Ever feel like so much is going on that you might lose control of everything? That’s how I felt this week. I kept saying, if one more thing comes up, I won’t be able to handle it. Then the “one more thing” would pop up. Somehow I would handle it because the strength of ten women explodes out of nowhere and gets me through it all.

I didn’t lose control of everything. I got through most the events and emergencies (a couple more appointments next week and I get a little break). But all the work that I do for myself fell out the window. I didn’t have time to blog or workout. I didn’t do any work for my online class. I didn’t even enjoy the brief moments I spent on social networking sites.

The time change took a toll on my schedule. When I was child-free, an extra hour used to be amazing. But with a three year old who wakes up at the same time every morning, 8AM is now 7AM. Then 7AM became 6AM because he decided to go to fall asleep earlier in the evening. Since I work on my projects at night, sometimes until 3AM, I haven’t been too fond of the early mornings!

After a month of holding it together, it all fell apart today. With the lack of sleep taking its toll, I looked like a ball of stress.
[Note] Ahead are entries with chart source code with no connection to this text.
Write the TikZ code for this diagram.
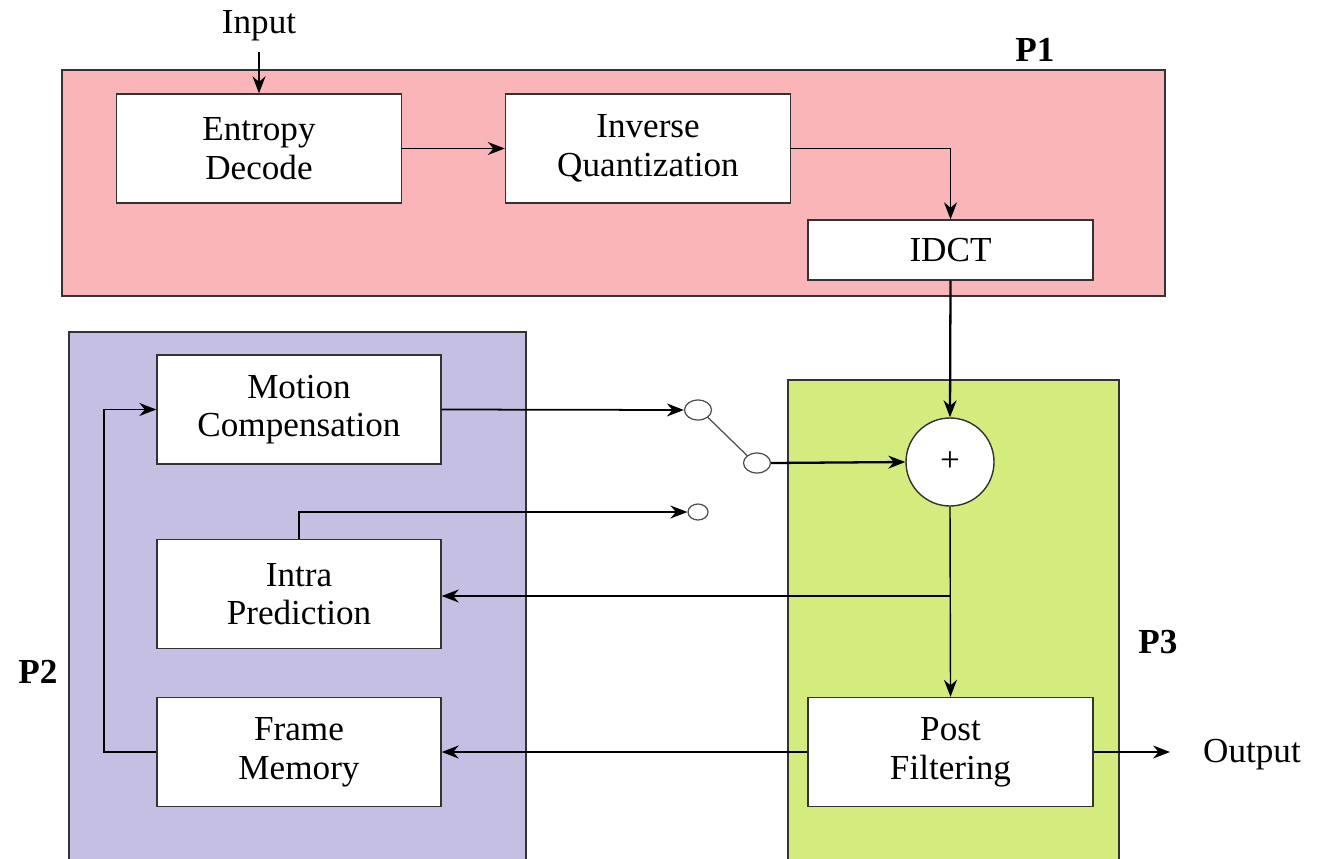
\documentclass[tikz,border=0pt]{standalone}
\usepackage{fontspec}
\setmainfont{Liberation Serif}
\usepackage{tikz}
\usetikzlibrary{arrows.meta,shapes.geometric}

\begin{document}
\begin{tikzpicture}[every node/.style={font=\fontsize{20}{22}\selectfont}, >={Stealth[length=3.4mm,width=2.6mm]},
	blk/.style={draw=black!80, fill=white, line width=0.8pt, minimum width=5.7cm, minimum height=2.18cm, align=center},
	sw/.style={draw=black!70, fill=white, ellipse, line width=0.7pt, inner sep=0pt, minimum width=0.54cm, minimum height=0.4cm},
	lane/.style={draw=black!80, line width=0.8pt},
	tag/.style={font=\fontsize{20}{22}\selectfont\bfseries}]
	\useasboundingbox (0,0) rectangle (26.48,17.16);
	% regions
	\fill[lane, fill={rgb,255:red,249;green,181;blue,184}] (1.24,11.24) rectangle (23.30,15.76);
	\fill[lane, fill={rgb,255:red,197;green,191;blue,228}] (1.38,-0.1) rectangle (10.52,10.52);
	\fill[lane, fill={rgb,255:red,212;green,236;blue,126}] (15.76,-0.1) rectangle (22.38,9.56);
	\node[tag] (p1) at (20.7,16.16) {P1};
	\node[tag] (p2) at (0.76,3.72) {P2};
	\node[tag] (p3) at (23.16,4.32) {P3};
	% blocks
	\node (input) at (5.18,16.64) {Input};
	\node[blk] (ent) at (5.18,14.19) {Entropy\\Decode};
	\node[blk] (iq) at (12.96,14.19) {Inverse\\Quantization};
	\node[blk, minimum height=1.2cm] (idct) at (19.01,12.16) {IDCT};
	\node[blk, minimum width=5.68cm] (mc) at (5.98,8.97) {Motion\\Compensation};
	\node[blk, minimum width=5.68cm] (ip) at (5.98,5.28) {Intra\\Prediction};
	\node[blk, minimum width=5.68cm] (fm) at (5.98,2.12) {Frame\\Memory};
	\node[blk] (pf) at (19.01,2.12) {Post\\Filtering};
	\node[draw=black!80, fill=white, circle, line width=0.8pt, minimum size=1.76cm, inner sep=0pt] (sum) at (19.0,7.92) {+};
	\node (output) at (25.04,2.06) {Output};
	% switch
	\node[sw] (s1) at (13.96,8.96) {};
	\node[sw] (s2) at (15.14,7.90) {};
	\node[sw, minimum width=0.4cm, minimum height=0.32cm] (s3) at (13.96,6.92) {};
	\coordinate (tap) at (19.0,5.24);
	\coordinate (loop) at (2.08,2.12);
	\coordinate (out) at (23.4,2.12);
	% connectors
	\draw[->, line width=0.7pt] (input.south) ++(0,-0.1) -- (ent.north);
	\draw[->, line width=0.7pt] (ent.east) -- (iq.west);
	\draw[->, line width=0.7pt] (iq.east) -| (idct.north);
	\draw[->, line width=1.3pt] (idct.south) -- (sum.north);
	\draw[->, line width=1pt] (mc.east) -- (s1.west);
	\draw[black!70, line width=0.7pt] (s1.south east) -- (s2.north west);
	\draw[->, line width=1.3pt] (s2.east) -- (sum.west);
	\draw[->, line width=1pt] (ip.north) |- (s3.west);
	\draw[->, line width=0.8pt] (sum.south) -- (pf.north);
	\draw[->, line width=0.8pt] (tap) -- (tap -| ip.east);
	\draw[->, line width=0.8pt] (pf.west) -- (fm.east);
	\draw[->, line width=0.8pt] (fm.west) -- (loop) |- (mc.west);
	\draw[->, line width=0.8pt] (pf.east) -- (out);
\end{tikzpicture}
\end{document}
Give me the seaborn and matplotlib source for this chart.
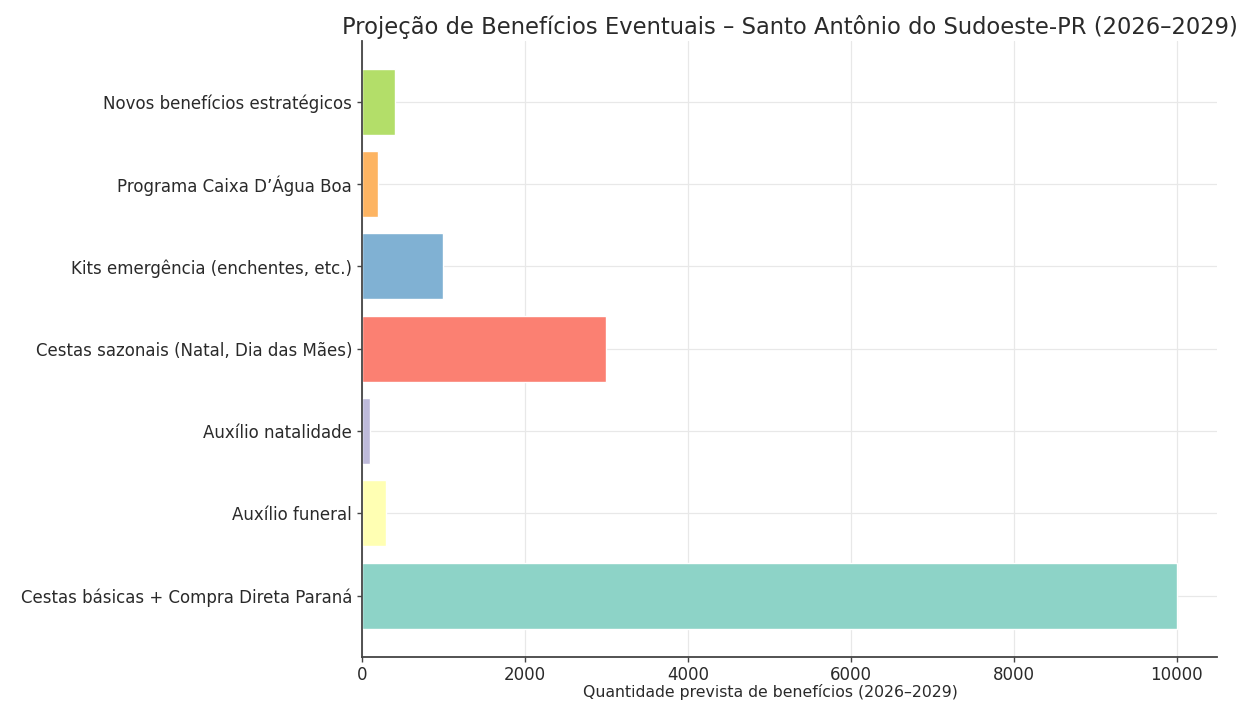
import matplotlib

matplotlib.use("Agg")
import matplotlib.pyplot as plt
import pandas as pd
import seaborn as sns

# Data (top to bottom as shown in the chart).
categories = [
    "Novos benefícios estratégicos",
    "Programa Caixa D’Água Boa",
    "Kits emergência (enchentes, etc.)",
    "Cestas sazonais (Natal, Dia das Mães)",
    "Auxílio natalidade",
    "Auxílio funeral",
    "Cestas básicas + Compra Direta Paraná",
]
quantities = [400, 200, 1000, 3000, 100, 300, 10000]
colors = ["#b3de69", "#fdb462", "#80b1d3", "#fb8072", "#bebada", "#ffffb3", "#8dd3c7"]

df = pd.DataFrame({"Benefício": categories, "Quantidade": quantities})

sns.set_style("whitegrid")
plt.rcParams["font.family"] = ["DejaVu Sans"]

fig, ax = plt.subplots(figsize=(12.46, 7.03), dpi=100)
sns.barplot(
    data=df,
    x="Quantidade",
    y="Benefício",
    hue="Benefício",
    palette=colors,
    legend=False,
    width=0.8,
    saturation=1,
    ax=ax,
)
sns.despine(ax=ax)

ax.set_ylim(6.74, -0.74)
ax.set_xlim(0, 10500)
ax.grid(True, color="#e8e8e8", linewidth=0.9)
ax.set_axisbelow(True)
for side in ["left", "bottom"]:
    ax.spines[side].set_color("#444444")
    ax.spines[side].set_linewidth(1.3)
ax.tick_params(axis="both", which="both", length=3.5, width=1.0, color="#444444",
               left=True, bottom=True, labelsize=12, labelcolor="#2a2a2a")

ax.set_title(
    "Projeção de Benefícios Eventuais – Santo Antônio do Sudoeste-PR (2026–2029)",
    fontsize=16.3,
    color="#2a2a2a",
    pad=5,
)
ax.set_xlabel("Quantidade prevista de benefícios (2026–2029)", fontsize=11.3,
              color="#2a2a2a", labelpad=2)
ax.xaxis.set_label_coords(0.477, -0.045)
ax.set_ylabel("")

fig.subplots_adjust(left=0.2905, right=0.977, top=0.942, bottom=0.066)
fig.savefig("out.png", dpi=100)
plt.close()
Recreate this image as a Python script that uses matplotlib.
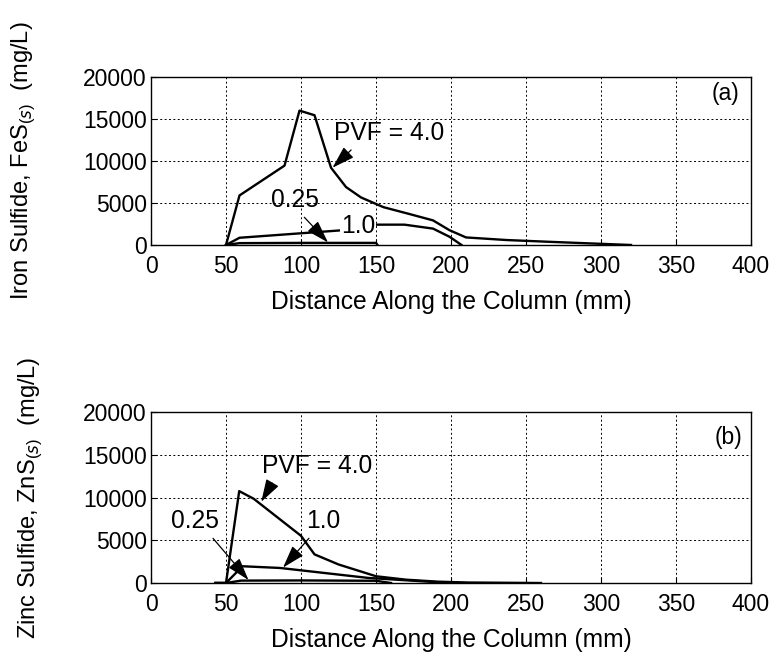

My little boy said, “What’s wrong, mama?”

I needed a day like today to refocus.—to wind down and focus on the balance I’m searching for.  When my 3 year old senses that I’m overwhelmed, that’s when it’s time to take a deep breath and focus on what really matters.

For the first time in 11 years, I had to turn down a modeling job because I didn’t have the extra three days to devote to the project.  When I got the phone call asking me if I could give them the extra day they needed, it tore me apart to say no. It’ll tear me up again when I see the photos of the event.

If life wasn’t stressful, then it would be dull and uninviting. But what I wouldn’t give for one stress-free week to recover from it all. Is that too much to ask?